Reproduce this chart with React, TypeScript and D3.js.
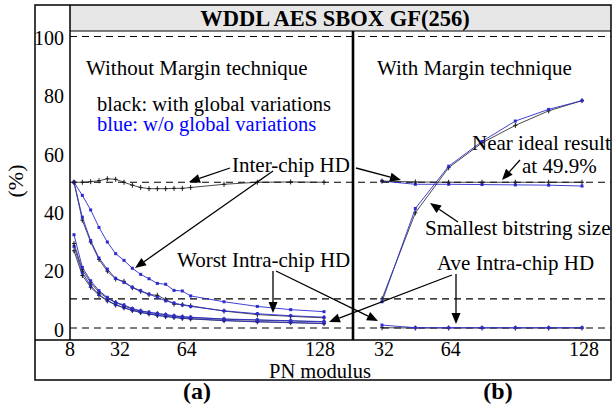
import React from 'react';
import * as d3 from 'd3';

// PN modulus values at which each bitstring size was measured
const leftPN = [8, 12, 16, 20, 24, 28, 32, 36, 40, 44, 48, 52, 56, 60, 64, 80, 96, 112, 128];
const rightPN = [32, 48, 64, 80, 96, 112, 128];

// (a) Without Margin technique
const leftInterBlack = [50, 50, 50.2, 50.5, 51.2, 51, 50, 49, 48.2, 47.8, 47.8, 47.8, 47.9, 47.9, 48.2, 49.3, 50, 50.1, 50];
const leftWorstBlueA = [50, 45.5, 40.5, 34.5, 29.5, 25.5, 23.2, 20.5, 18.4, 16.9, 15.3, 15, 12.9, 12.7, 11, 9, 7.4, 6.3, 5.6];
const leftWorstBlueB = [50, 38, 30, 24, 20.2, 17, 15.6, 14, 12.8, 11.6, 10.5, 9.3, 8.6, 7.9, 7.4, 5.9, 4.9, 4.2, 3.7];
const leftWorstBlackB = [50, 37, 29.5, 23.5, 19.5, 16.8, 16, 13.8, 12.6, 11.5, 11.2, 9.8, 8.2, 8, 7.6, 5.8, 4.6, 4, 3.5];
const leftAveBlueA = [32, 20.8, 16.2, 12.8, 10.5, 8.8, 7.9, 6.7, 5.9, 5.4, 5, 4.6, 4.2, 3.9, 3.7, 3.1, 2.8, 2.5, 2.2];
const leftAveBlackA = [29, 20, 15.5, 12.3, 10.2, 8.7, 7.6, 6.5, 5.8, 5.3, 4.9, 4.5, 4.1, 3.8, 3.6, 3, 2.7, 2.4, 2.1];
const leftAveBlueB = [28, 19, 14.5, 11.5, 9.5, 8, 7, 6.1, 5.4, 4.9, 4.4, 4, 3.7, 3.4, 3.2, 2.6, 2.2, 1.9, 1.6];
const leftAveBlackB = [26.5, 18, 14, 11.2, 9.3, 7.9, 6.9, 6, 5.3, 4.8, 4.3, 3.9, 3.6, 3.3, 3.1, 2.5, 2.1, 1.8, 1.5];

// (b) With Margin technique
const rightInterBlack = [50.4, 50.1, 50, 50, 50, 50, 50];
const rightInterBlue = [50.4, 49.3, 49.3, 49.2, 49.1, 49, 48.7];
const rightSizeBlack = [10, 39.5, 55, 63.5, 69.5, 74.5, 78];
const rightSizeBlue = [9, 41, 55.5, 64, 71, 75, 78];
const rightAveBlack = [0.1, 0, 0, 0, 0, 0, 0];
const rightAveBlue = [1, 0.1, 0.1, 0.1, 0.1, 0.1, 0.1];

const yTicks = [0, 20, 40, 60, 80, 100];
const dashedLevels = [0, 10, 50, 100];
const leftTicks = [8, 32, 64, 128];
const rightTicks = [32, 64, 128];

const BLUE = '#2b2bd0';
const BLACK = '#1a1a1a';
const FONT = '"Liberation Serif", "Times New Roman", serif';

function Arrow({ x1, y1, x2, y2 }: { x1: number; y1: number; x2: number; y2: number }) {
  const a = Math.atan2(y2 - y1, x2 - x1);
  const len = 11, hw = 4.5;
  const bx = x2 - len * Math.cos(a), by = y2 - len * Math.sin(a);
  const px = -Math.sin(a) * hw, py = Math.cos(a) * hw;
  return (
    <g>
      <line x1={x1} y1={y1} x2={bx} y2={by} stroke="#000" strokeWidth={1.3} />
      <path d={`M${x2},${y2}L${bx + px},${by + py}L${bx - px},${by - py}Z`} fill="#000" />
    </g>
  );
}

export default function App() {
  const xL = d3.scaleLinear().domain([8, 128]).range([74, 324]);
  const xR = d3.scaleLinear().domain([32, 128]).range([382, 582]);
  const y = d3.scaleLinear().domain([0, 100]).range([328, 36.5]);

  const series = [
    { sx: xL, pn: leftPN, v: leftAveBlackB, c: 'black' },
    { sx: xL, pn: leftPN, v: leftAveBlueB, c: 'blue' },
    { sx: xL, pn: leftPN, v: leftAveBlackA, c: 'black' },
    { sx: xL, pn: leftPN, v: leftAveBlueA, c: 'blue' },
    { sx: xL, pn: leftPN, v: leftWorstBlackB, c: 'black' },
    { sx: xL, pn: leftPN, v: leftWorstBlueB, c: 'blue' },
    { sx: xL, pn: leftPN, v: leftWorstBlueA, c: 'blue' },
    { sx: xL, pn: leftPN, v: leftInterBlack, c: 'black' },
    { sx: xR, pn: rightPN, v: rightInterBlue, c: 'blue' },
    { sx: xR, pn: rightPN, v: rightInterBlack, c: 'black' },
    { sx: xR, pn: rightPN, v: rightSizeBlack, c: 'black' },
    { sx: xR, pn: rightPN, v: rightSizeBlue, c: 'blue' },
    { sx: xR, pn: rightPN, v: rightAveBlack, c: 'black' },
    { sx: xR, pn: rightPN, v: rightAveBlue, c: 'blue' },
  ];

  const textStyle = { fontFamily: FONT, fontSize: 21 };
  const legendStyle = { fontFamily: FONT, fontSize: 20.5 };
  const tickStyle = { fontFamily: FONT, fontSize: 20 };

  return (
    <svg width={613} height={412} style={{ position: 'absolute', left: 0, top: 0, background: '#fff' }}>
      {/* title band */}
      <rect x={70} y={5} width={541} height={26} fill="#e6e6e6" />
      <text x={335} y={26} textAnchor="middle" fontFamily={FONT} fontSize={22.5} fontWeight="bold">
        WDDL AES SBOX GF(256)
      </text>

      {/* dashed reference levels */}
      {dashedLevels.map(d => (
        <line key={d} x1={70} x2={611} y1={y(d)} y2={y(d)} stroke="#000" strokeWidth={1.2} strokeDasharray="7,5" />
      ))}

      {/* curves */}
      {series.map((s, i) => {
        const line = d3.line<number>().x((_, j) => s.sx(s.pn[j])).y(d => y(d));
        const col = s.c === 'blue' ? BLUE : BLACK;
        return (
          <g key={i}>
            <path d={line(s.v) || ''} fill="none" stroke={col} strokeWidth={s.c === 'blue' ? 0.9 : 0.8} />
            {s.v.map((d, j) => {
              const cx = s.sx(s.pn[j]), cy = y(d);
              return s.c === 'blue'
                ? <rect key={j} x={cx - 1.5} y={cy - 1.5} width={3} height={3} fill={BLUE} />
                : <path key={j} d={`M${cx},${cy - 2.5}V${cy + 2.5}M${cx - 2},${cy}H${cx + 2}`} stroke={BLACK} strokeWidth={1} />;
            })}
          </g>
        );
      })}

      {/* frame */}
      <rect x={35} y={5} width={576} height={375} fill="none" stroke="#000" strokeWidth={1.5} />
      <line x1={70} x2={70} y1={5} y2={340} stroke="#000" strokeWidth={1.5} />
      <line x1={70} x2={611} y1={31} y2={31} stroke="#000" strokeWidth={1.2} />
      <line x1={35} x2={611} y1={340} y2={340} stroke="#000" strokeWidth={1.5} />
      <line x1={353} x2={353} y1={31} y2={340} stroke="#000" strokeWidth={2.6} />

      {/* y axis */}
      {yTicks.map(t => (
        <text key={t} x={64} y={y(t) + 8.5} textAnchor="end" {...tickStyle}>{t}</text>
      ))}
      <text transform="translate(23,181) rotate(-90)" textAnchor="middle" fontFamily={FONT} fontSize={22}>(%)</text>

      {/* x axis */}
      {leftTicks.map(t => (
        <text key={'l' + t} x={xL(t) - 4} y={356} textAnchor="middle" {...tickStyle}>{t}</text>
      ))}
      {rightTicks.map(t => (
        <text key={'r' + t} x={xR(t) + 2} y={356} textAnchor="middle" {...tickStyle}>{t}</text>
      ))}
      <text x={320} y={378} textAnchor="middle" fontFamily={FONT} fontSize={20.5}>PN modulus</text>
      <text x={197} y={399} textAnchor="middle" fontFamily={FONT} fontSize={24} fontWeight="bold">(a)</text>
      <text x={498} y={399} textAnchor="middle" fontFamily={FONT} fontSize={24} fontWeight="bold">(b)</text>

      {/* annotations */}
      <text x={86} y={75} {...textStyle}>Without Margin technique</text>
      <text x={377} y={75} {...textStyle}>With Margin technique</text>
      <text x={97} y={111} {...legendStyle}>black: with global variations</text>
      <text x={97} y={131} {...legendStyle} fill="#0000ff">blue: w/o global variations</text>
      <text x={232} y={172} {...textStyle}>Inter-chip HD</text>
      <text x={472} y={150} {...textStyle}>Near ideal result</text>
      <text x={522} y={173} {...textStyle}>at 49.9%</text>
      <text x={425} y={235} {...textStyle}>Smallest bitstring size</text>
      <text x={177} y={267} {...textStyle}>Worst Intra-chip HD</text>
      <text x={437} y={270} {...textStyle}>Ave Intra-chip HD</text>

      <Arrow x1={230} y1={168} x2={189} y2={182} />
      <Arrow x1={273} y1={171} x2={135} y2={268} />
      <Arrow x1={356} y1={168} x2={401} y2={180} />
      <Arrow x1={520} y1={160} x2={502} y2={180} />
      <Arrow x1={458} y1={222} x2={430} y2={203} />
      <Arrow x1={273} y1={271} x2={273} y2={313} />
      <Arrow x1={276} y1={271} x2={378} y2={321} />
      <Arrow x1={456} y1={274} x2={456} y2={324} />
      <Arrow x1={452} y1={275} x2={329} y2={322} />
    </svg>
  );
}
* * *
**Description of the task**
Give again, word for word, every line from the top of the data through the line with "const rightPN = [32, 48, 64, 80, 96, 112, 128];", both ends included, and exclude the pictures.

**Response below**
Reproduce this chart with React, TypeScript and D3.js.
import React from 'react';
import * as d3 from 'd3';

// PN modulus values at which each bitstring size was measured
const leftPN = [8, 12, 16, 20, 24, 28, 32, 36, 40, 44, 48, 52, 56, 60, 64, 80, 96, 112, 128];
const rightPN = [32, 48, 64, 80, 96, 112, 128];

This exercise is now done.